The Chandellas: Builders in Stone
The Chandella dynasty (a Rajput clan that ruled parts of central India between the 9th and 13th centuries) left behind one of the most spectacular artistic legacies in the subcontinent. While they were also administrators and warriors, it is their temple complexes, above all the group at Khajuraho, that secured their place in the story of Indian art.
Chandella sculptors developed a distinctive style defined by two qualities: resilient vigor (an energetic, muscular quality that makes figures look powerful and alive) and a breadth of life (a willingness to represent the full range of human and divine experience on temple surfaces). Together, these qualities turned religious architecture into something far richer than a place of worship alone.
Capturing Motion in Stone
One of the first things that strikes a viewer at a Chandella temple is the sense of movement. Figures are carved in graceful, rhythmic postures, their bodies arched, twisted, or mid-gesture. The effect is that each sculpture seems to pulse with life rather than standing frozen in a single pose.
The Kandariya Mahadeva Temple at Khajuraho is the best-known example of this quality. Its exterior surfaces are covered with figures that appear to move in a coordinated rhythm, as though the temple itself is breathing. Sculptors achieved this by paying close attention to the natural curves of the human body, positioning limbs and torsos in poses that suggest action that has just happened or is about to begin.
This dynamism (the quality of conveying energy and motion) sets Chandella work apart from sculptural traditions that favoured more static, frontal compositions.
A Canvas of Gods and Epics
Chandella temples are deeply rooted in Hindu mythology. The sculptors carved figures of the major deities, Shiva, Vishnu, Brahma, and Kali, with remarkable depth and layered spiritual meaning. Each deity is rendered not as a flat symbol but as a character embedded within larger narrative scenes.
Beyond individual deity figures, the temple walls carry entire episodes from the Mahabharata and the Ramayana, the two great Indian epics. These narrative carvings transform the temple exterior into a visual storybook, allowing devotees to “read” sacred tales as they walk around the structure.

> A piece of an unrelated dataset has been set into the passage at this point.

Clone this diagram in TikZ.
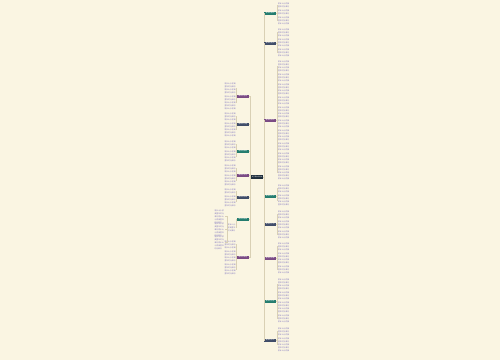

The Khajuraho temples are particularly noted for weaving together three dimensions of human life in their sculptural programmes:
- Kama (desire and pleasure) — physical and emotional fulfilment
- Artha (material prosperity) — wealth and worldly success
- Dharma (moral duty) — ethical conduct and spiritual responsibility
By representing all three, the sculptors communicated that a complete life embraces each of these pursuits, not just one at the expense of the others.
Precision Down to the Last Detail
Chandella sculpture is celebrated for an almost obsessive attention to detail. Look closely at any figure and you will find precisely carved jewellery, clothing folds, hairdos, and draperies. Facial features are not generic either; sculptors rendered distinct expressions and emotions, from serene composure to active joy.

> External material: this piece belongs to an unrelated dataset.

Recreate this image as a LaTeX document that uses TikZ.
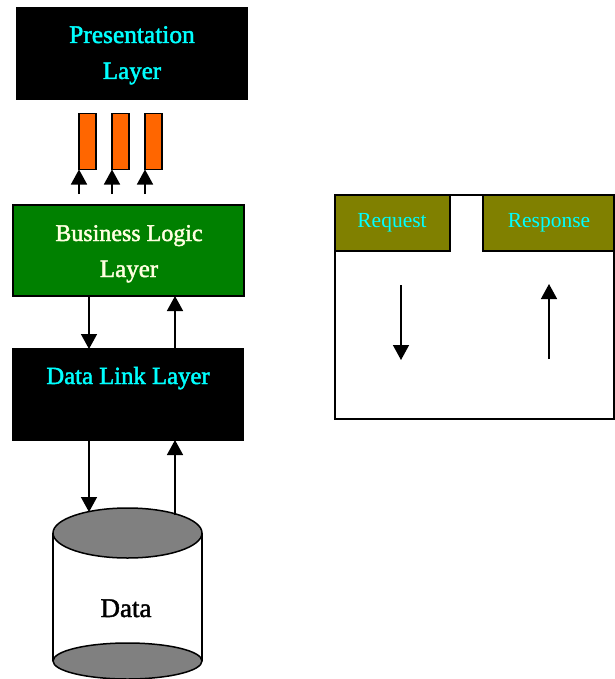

This anatomical precision (the accurate portrayal of the structure and proportions of the human body) tells us that these artists had a thorough understanding of how bodies move, how fabric falls, and how ornaments sit on skin. They combined this understanding with mastery over their medium, carving fine details into sandstone without losing the larger sweep of the figure.
The result is a form of realism that does not simply copy nature but elevates it, making each figure look idealised yet believable at the same time.

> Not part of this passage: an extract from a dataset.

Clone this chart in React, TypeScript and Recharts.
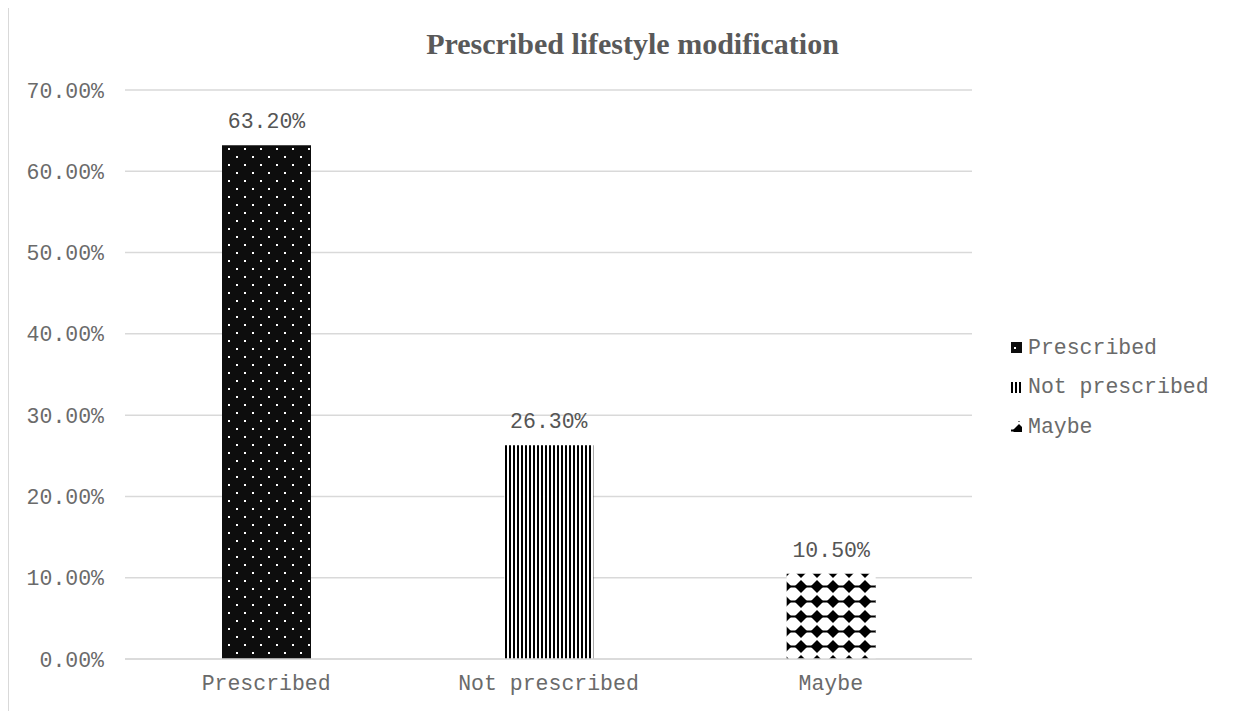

Beyond the Gods: Everyday Life on Temple Walls
What makes Chandella art truly distinctive is its inclusive scope. The sculptures at Khajuraho do not stop at depicting gods and goddesses. Alongside the divine figures, you will find:
- Celestial beings (apsaras, gandharvas, and other heavenly figures)
- Warriors preparing for or returning from battle
- Dancers caught mid-performance
- Musicians playing instruments
- Ordinary people engaged in the activities of daily life
This wide range of subjects reflects the Chandella worldview, which did not draw a hard line between the sacred and the everyday. For these patrons and their sculptors, the divine energy that animated gods and cosmic forces also flowed through a dancer’s step, a soldier’s stance, and a musician’s song. The temple, as they saw it, should mirror the fullness of the world it served.
The Sacred and the Sensual: Symbolism of the Erotic Carvings
The erotic sculptures at Khajuraho are among the most discussed works in Indian art history, and they are often misunderstood when taken at face value. These carvings are not decorative curiosities. They carry deep symbolic meaning.
The figures represent the union of divine and human energies. In Hindu philosophical terms, the physical embrace between male and female figures stands for the merging of complementary cosmic forces. This imagery is a celebration of fertility and the creative energy that the Chandellas believed runs through the entire universe.
Many of the goddess and deity figures on these temples represent the three cosmic principles of creation, preservation, and destruction. The erotic carvings fit into this framework by embodying the creative principle in its most direct, physical form.
A Timeless Legacy
The Chandella sculptural tradition brought together several powerful elements: dynamic human forms, intricate detailing, rich mythological narratives, and symbolic sensuality. The fusion of these qualities produced an art form that stands as one of the finest examples of Indian sculptural heritage.
What makes this legacy enduring is the civilisation’s core conviction: life in all its forms, from a god’s cosmic dance to a musician’s quiet melody, is an expression of divine energy. That belief is etched into every surface of every Chandella temple, and it is what keeps these stones speaking to viewers centuries after the dynasty itself faded from political power.